▶ EXERCISE PROMPT: Your task is to transcribe all of the records exactly and leave out the pictures.

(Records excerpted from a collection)
──────────────────────────────

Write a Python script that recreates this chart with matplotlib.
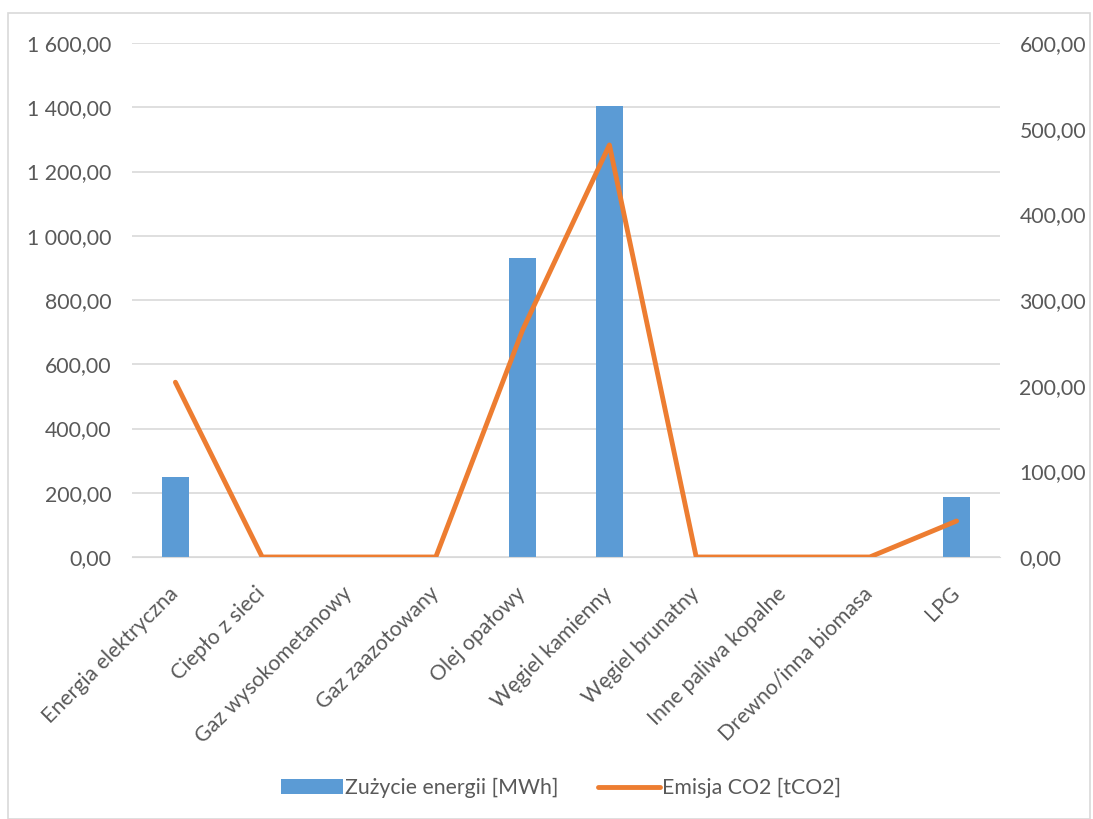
import matplotlib.pyplot as plt
from matplotlib.patches import Rectangle
from matplotlib.ticker import FuncFormatter
import numpy as np

plt.rcParams['font.family'] = ['Lato', 'DejaVu Sans']

# ==== Data ====
categories = ["Energia elektryczna", "Ciepło z sieci", "Gaz wysokometanowy",
              "Gaz zaazotowany", "Olej opałowy", "Węgiel kamienny",
              "Węgiel brunatny", "Inne paliwa kopalne", "Drewno/inna biomasa", "LPG"]
energy_mwh = [250, 0, 0, 0, 930, 1405, 0, 0, 0, 187]
emission_tco2 = [204, 0, 0, 0, 265, 481, 0, 0, 0, 42]

BAR_COLOR = "#5B9BD5"
LINE_COLOR = "#ED7D31"
TEXT_COLOR = "#595959"
GRID_COLOR = "#D9D9D9"
FS = 15.3


def pl_fmt(v, pos=None):
    s = f"{v:,.2f}"
    return s.replace(",", " ").replace(".", ",")


fig = plt.figure(figsize=(10.93, 8.19), dpi=100)
fig.patches.append(Rectangle((8 / 1093, 0), 1082 / 1093, 806 / 819,
                             transform=fig.transFigure, fill=False,
                             edgecolor=GRID_COLOR, linewidth=1.2))

ax = fig.add_axes([132 / 1093, 262 / 819, 868 / 1093, 514 / 819])
x = np.arange(len(categories))
bars = ax.bar(x, energy_mwh, width=0.31, color=BAR_COLOR, zorder=2,
              label="Zużycie energii [MWh]")
ax.set_xlim(-0.5, len(categories) - 0.5)
ax.set_ylim(0, 1600)
ax.set_yticks(np.arange(0, 1601, 200))
ax.yaxis.set_major_formatter(FuncFormatter(pl_fmt))
ax.grid(axis="y", color=GRID_COLOR, linewidth=1.2, zorder=0)
ax.set_xticks(x)
ax.set_xticklabels(categories, rotation=45, ha="right", va="center",
                   rotation_mode="anchor")

ax2 = ax.twinx()
line, = ax2.plot(x, emission_tco2, color=LINE_COLOR, linewidth=3.5,
                 solid_capstyle="round", zorder=3, label="Emisja CO2 [tCO2]")
ax2.set_ylim(0, 600)
ax2.set_yticks(np.arange(0, 601, 100))
ax2.yaxis.set_major_formatter(FuncFormatter(pl_fmt))

for a in (ax, ax2):
    for s in a.spines.values():
        s.set_visible(False)
    a.tick_params(length=0, colors=TEXT_COLOR, labelsize=FS)
ax.tick_params(axis="y", pad=15)
ax.tick_params(axis="x", pad=24)
ax2.tick_params(axis="y", pad=14)
ax.spines["bottom"].set_visible(True)
ax.spines["bottom"].set_color(GRID_COLOR)

fig.legend(handles=[bars, line], labels=[bars.get_label(), line.get_label()],
           loc="center", bbox_to_anchor=(561 / 1093, 1 - 788 / 819), ncol=2,
           frameon=False, fontsize=FS, labelcolor=TEXT_COLOR,
           handlelength=2.9, handletextpad=0.1, columnspacing=1.9)

fig.savefig("out.png", dpi=100)
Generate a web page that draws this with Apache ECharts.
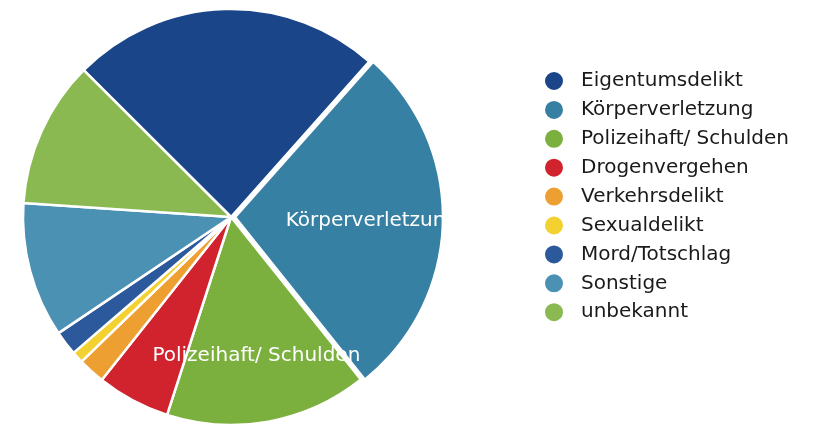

──────────────────────────────

▶ TASK RESULT:
Write a Python script that recreates this chart with matplotlib.
import matplotlib.pyplot as plt
from matplotlib.patches import Rectangle
from matplotlib.ticker import FuncFormatter
import numpy as np

plt.rcParams['font.family'] = ['Lato', 'DejaVu Sans']

# ==== Data ====
categories = ["Energia elektryczna", "Ciepło z sieci", "Gaz wysokometanowy",
              "Gaz zaazotowany", "Olej opałowy", "Węgiel kamienny",
              "Węgiel brunatny", "Inne paliwa kopalne", "Drewno/inna biomasa", "LPG"]
energy_mwh = [250, 0, 0, 0, 930, 1405, 0, 0, 0, 187]
emission_tco2 = [204, 0, 0, 0, 265, 481, 0, 0, 0, 42]

BAR_COLOR = "#5B9BD5"
LINE_COLOR = "#ED7D31"
TEXT_COLOR = "#595959"
GRID_COLOR = "#D9D9D9"
FS = 15.3


def pl_fmt(v, pos=None):
    s = f"{v:,.2f}"
    return s.replace(",", " ").replace(".", ",")


fig = plt.figure(figsize=(10.93, 8.19), dpi=100)
fig.patches.append(Rectangle((8 / 1093, 0), 1082 / 1093, 806 / 819,
                             transform=fig.transFigure, fill=False,
                             edgecolor=GRID_COLOR, linewidth=1.2))

ax = fig.add_axes([132 / 1093, 262 / 819, 868 / 1093, 514 / 819])
x = np.arange(len(categories))
bars = ax.bar(x, energy_mwh, width=0.31, color=BAR_COLOR, zorder=2,
              label="Zużycie energii [MWh]")
ax.set_xlim(-0.5, len(categories) - 0.5)
ax.set_ylim(0, 1600)
ax.set_yticks(np.arange(0, 1601, 200))
ax.yaxis.set_major_formatter(FuncFormatter(pl_fmt))
ax.grid(axis="y", color=GRID_COLOR, linewidth=1.2, zorder=0)
ax.set_xticks(x)
ax.set_xticklabels(categories, rotation=45, ha="right", va="center",
                   rotation_mode="anchor")

ax2 = ax.twinx()
line, = ax2.plot(x, emission_tco2, color=LINE_COLOR, linewidth=3.5,
                 solid_capstyle="round", zorder=3, label="Emisja CO2 [tCO2]")
ax2.set_ylim(0, 600)
ax2.set_yticks(np.arange(0, 601, 100))
ax2.yaxis.set_major_formatter(FuncFormatter(pl_fmt))

for a in (ax, ax2):
    for s in a.spines.values():
        s.set_visible(False)
    a.tick_params(length=0, colors=TEXT_COLOR, labelsize=FS)
ax.tick_params(axis="y", pad=15)
ax.tick_params(axis="x", pad=24)
ax2.tick_params(axis="y", pad=14)
ax.spines["bottom"].set_visible(True)
ax.spines["bottom"].set_color(GRID_COLOR)

fig.legend(handles=[bars, line], labels=[bars.get_label(), line.get_label()],
           loc="center", bbox_to_anchor=(561 / 1093, 1 - 788 / 819), ncol=2,
           frameon=False, fontsize=FS, labelcolor=TEXT_COLOR,
           handlelength=2.9, handletextpad=0.1, columnspacing=1.9)

fig.savefig("out.png", dpi=100)
Generate a web page that draws this with Apache ECharts.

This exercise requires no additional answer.